Credit to Author: Kim Bolan| Date: Wed, 12 Feb 2020 07:39:21 +0000

The family of a Vancouver gangster murdered in Mexico 14 months ago is suing RBC for refusing to pay out a half-million dollar life insurance policy.

Jodh Manj, 31, was gunned down in the parking lot of a commercial complex in the Mexico City neighbourhood of Santa Fe on Dec. 6, 2018. No one has been charged.

Manj, who grew up on Vancouver’s south slope, was associated with the United Nations gang and had been spending long periods of time in Mexico for years.

He bought the RBC life insurance policy in February 2009, according to court documents filed last week in B.C. Supreme Court by his relatives Kirpal, Aman and Yasbir Manj.

The three said in their suit that RBC Insurance sent out a series of letters on July 9, 2019 refusing to pay out the $500,000 death benefit.

The Manj relatives claim the insurance company is in breach of contract and “was obligated to pay to the plaintiffs $500,000 upon the death of the life insured.”

But in court documents, the RBC says the policy is void because Jodh Manj falsely claimed not to have any criminal convictions when he applied for the insurance policy 11 years ago.

“The defendant says that contrary to Manj’s representations, Manj had been convicted under the Youth Criminal Justice Act offences prior to February 2007 and that he had been convicted of breaching the terms of his sentence for these convictions,” RBC said in its response to the suit, adding that “Manj made these representations knowingly, without belief in truth, or recklessly, careless whether they were true or false.”

RBC Insurance “relied upon these misrepresentations in agreeing to issue the policy,” the court document said.

“The defendant says that the policy is void as a result of Manj’s fraudulent misrepresentations.”

The Manj relatives said there is insufficient evidence that Jodh Manj defrauded anyone.

“The defendant breached its duty of good faith and fair dealing by denying the plaintiffs’ claim when it knew, or ought to have known, that it did not have sufficient evidence to prove that Jodh S. Manj fraudulently made a material misrepresentation in his application for life insurance,” their claim said.

They said that after they applied to be paid out, RBC initially made no determination about cancelling the policy despite a file review by a case manager.
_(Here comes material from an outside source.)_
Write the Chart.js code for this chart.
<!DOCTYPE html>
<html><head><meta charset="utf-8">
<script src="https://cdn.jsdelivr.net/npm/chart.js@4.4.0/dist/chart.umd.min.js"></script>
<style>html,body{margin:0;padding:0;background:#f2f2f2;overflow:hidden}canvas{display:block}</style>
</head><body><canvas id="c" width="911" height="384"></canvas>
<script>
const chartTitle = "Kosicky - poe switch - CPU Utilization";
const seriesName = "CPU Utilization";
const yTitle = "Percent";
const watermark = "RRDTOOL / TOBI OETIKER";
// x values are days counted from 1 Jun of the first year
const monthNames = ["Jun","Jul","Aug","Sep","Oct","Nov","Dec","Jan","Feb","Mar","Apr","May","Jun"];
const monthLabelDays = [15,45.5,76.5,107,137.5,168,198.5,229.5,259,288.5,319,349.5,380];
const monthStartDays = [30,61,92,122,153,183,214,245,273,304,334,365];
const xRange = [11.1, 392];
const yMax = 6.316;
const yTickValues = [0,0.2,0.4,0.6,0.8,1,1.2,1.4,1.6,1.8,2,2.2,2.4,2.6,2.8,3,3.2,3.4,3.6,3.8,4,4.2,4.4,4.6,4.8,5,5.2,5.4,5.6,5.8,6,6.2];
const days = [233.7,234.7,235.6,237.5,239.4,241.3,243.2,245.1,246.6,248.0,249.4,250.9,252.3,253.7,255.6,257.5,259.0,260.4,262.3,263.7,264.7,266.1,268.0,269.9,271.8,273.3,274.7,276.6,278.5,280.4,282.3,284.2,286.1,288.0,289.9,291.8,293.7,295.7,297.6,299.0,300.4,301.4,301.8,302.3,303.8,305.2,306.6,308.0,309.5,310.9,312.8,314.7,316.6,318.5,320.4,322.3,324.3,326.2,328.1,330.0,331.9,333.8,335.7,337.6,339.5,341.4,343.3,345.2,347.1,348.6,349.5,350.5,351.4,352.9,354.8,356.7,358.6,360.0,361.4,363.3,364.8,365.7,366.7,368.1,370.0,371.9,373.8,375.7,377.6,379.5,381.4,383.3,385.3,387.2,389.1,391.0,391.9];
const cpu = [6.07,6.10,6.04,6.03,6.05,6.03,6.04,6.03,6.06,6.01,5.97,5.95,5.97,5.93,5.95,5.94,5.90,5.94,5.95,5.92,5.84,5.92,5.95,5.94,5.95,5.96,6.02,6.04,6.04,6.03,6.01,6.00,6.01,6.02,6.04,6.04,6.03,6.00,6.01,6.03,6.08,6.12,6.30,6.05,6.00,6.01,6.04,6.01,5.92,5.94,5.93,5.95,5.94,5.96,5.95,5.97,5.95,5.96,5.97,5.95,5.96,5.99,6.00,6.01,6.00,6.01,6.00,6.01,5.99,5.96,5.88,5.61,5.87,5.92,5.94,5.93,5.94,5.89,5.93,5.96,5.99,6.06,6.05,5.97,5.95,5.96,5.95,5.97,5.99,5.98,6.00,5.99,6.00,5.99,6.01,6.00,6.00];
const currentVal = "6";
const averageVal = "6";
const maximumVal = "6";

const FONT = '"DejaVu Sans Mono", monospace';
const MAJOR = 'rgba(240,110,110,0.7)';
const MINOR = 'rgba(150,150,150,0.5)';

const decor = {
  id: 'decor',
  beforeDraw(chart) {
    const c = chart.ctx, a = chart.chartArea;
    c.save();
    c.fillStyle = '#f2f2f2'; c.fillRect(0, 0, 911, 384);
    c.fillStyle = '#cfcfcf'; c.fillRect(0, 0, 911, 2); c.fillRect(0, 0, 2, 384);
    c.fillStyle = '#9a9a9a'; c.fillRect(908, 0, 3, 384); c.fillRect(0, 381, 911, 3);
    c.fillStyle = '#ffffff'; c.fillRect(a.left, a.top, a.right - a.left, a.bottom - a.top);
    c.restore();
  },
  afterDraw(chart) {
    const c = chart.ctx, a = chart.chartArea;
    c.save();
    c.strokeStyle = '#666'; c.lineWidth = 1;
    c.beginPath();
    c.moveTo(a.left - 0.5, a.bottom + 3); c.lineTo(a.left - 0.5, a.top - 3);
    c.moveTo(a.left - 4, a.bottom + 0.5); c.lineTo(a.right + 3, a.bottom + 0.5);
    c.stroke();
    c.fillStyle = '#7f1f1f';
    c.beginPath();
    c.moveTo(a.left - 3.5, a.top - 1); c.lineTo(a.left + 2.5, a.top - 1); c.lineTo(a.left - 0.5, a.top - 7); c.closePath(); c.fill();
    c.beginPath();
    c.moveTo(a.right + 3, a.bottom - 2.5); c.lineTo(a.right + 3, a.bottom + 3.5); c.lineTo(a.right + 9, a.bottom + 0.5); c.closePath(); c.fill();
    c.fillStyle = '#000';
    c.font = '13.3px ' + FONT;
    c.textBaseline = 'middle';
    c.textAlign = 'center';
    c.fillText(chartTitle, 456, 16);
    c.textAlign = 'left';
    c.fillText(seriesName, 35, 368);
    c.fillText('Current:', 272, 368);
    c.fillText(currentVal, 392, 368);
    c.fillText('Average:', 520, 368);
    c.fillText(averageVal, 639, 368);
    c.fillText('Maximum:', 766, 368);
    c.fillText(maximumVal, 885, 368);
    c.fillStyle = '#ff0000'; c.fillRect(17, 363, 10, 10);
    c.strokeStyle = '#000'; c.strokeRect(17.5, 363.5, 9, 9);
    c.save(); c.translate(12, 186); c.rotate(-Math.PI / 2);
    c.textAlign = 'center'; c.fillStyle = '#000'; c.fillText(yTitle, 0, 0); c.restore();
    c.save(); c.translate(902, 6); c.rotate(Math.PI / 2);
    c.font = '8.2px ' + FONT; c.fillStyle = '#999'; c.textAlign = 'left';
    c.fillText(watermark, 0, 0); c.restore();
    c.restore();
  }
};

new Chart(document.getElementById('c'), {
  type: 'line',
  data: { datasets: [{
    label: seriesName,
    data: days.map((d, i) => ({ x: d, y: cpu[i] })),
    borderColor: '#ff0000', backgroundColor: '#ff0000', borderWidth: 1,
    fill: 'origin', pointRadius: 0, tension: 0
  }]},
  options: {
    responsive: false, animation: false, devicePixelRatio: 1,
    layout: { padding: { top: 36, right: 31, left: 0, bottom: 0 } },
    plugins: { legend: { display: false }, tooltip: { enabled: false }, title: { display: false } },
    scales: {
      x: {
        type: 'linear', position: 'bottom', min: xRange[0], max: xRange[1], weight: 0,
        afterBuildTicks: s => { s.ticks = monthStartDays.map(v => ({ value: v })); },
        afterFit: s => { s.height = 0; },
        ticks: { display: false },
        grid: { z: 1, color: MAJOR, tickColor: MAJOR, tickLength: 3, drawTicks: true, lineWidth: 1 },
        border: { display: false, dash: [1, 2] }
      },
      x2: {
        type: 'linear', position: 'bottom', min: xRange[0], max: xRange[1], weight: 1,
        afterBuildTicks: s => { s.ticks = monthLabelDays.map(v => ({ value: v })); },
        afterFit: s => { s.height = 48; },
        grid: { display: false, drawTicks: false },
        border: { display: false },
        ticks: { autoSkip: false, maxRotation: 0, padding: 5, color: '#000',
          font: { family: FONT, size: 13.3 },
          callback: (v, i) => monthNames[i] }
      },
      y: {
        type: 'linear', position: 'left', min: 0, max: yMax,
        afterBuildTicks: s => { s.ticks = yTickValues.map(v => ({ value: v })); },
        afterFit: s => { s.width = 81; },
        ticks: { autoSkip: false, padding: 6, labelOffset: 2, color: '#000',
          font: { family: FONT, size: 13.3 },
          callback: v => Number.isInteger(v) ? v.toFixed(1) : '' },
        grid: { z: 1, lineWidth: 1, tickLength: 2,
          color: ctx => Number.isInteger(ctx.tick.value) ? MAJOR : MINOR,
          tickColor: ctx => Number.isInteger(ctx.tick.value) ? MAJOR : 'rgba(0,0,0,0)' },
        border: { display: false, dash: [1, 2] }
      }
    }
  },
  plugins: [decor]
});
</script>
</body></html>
Only after an underwriter spoke to an RBC insurance investigator in an “undocumented call” on June 5, 2009 was a decision made to rescind the policy, the Manj suit said, adding that no notes were kept of the phone conversation.

On June 6, 2009, the underwriter “prepared a single page memorandum in which she stated that the policy could be rescinded for a material misrepresentation in the application.”

The Manjs are seeking damages and court costs, on top of the insurance money, which was supposed to have been split three ways.

Until 2017, Jodh Manj was facing charges of conspiracy to import and distribute methamphetamine, ecstasy and pseudoephedrine in Oregon, California, Washington and Canada.

The U.S. attorney in Portland alleged Manj had conspired with several others to smuggle ecstasy and pseudoephedrine from Canada into the U.S., then transport methamphetamine north to the Pacific Northwest and into B.C. from 2008 to 2010.

In 2009, Manj was intercepted by U.S. agents talking on the phone to the head of a drug trafficking organization about selling him 15,000 ecstasy pills.

The charges against Manj were dismissed in February 2017 because the “defendant has not been apprehended, his whereabouts are unknown, and it would be difficult to locate the witnesses and exhibits necessary for successful prosecution of this case,” U.S. court document state.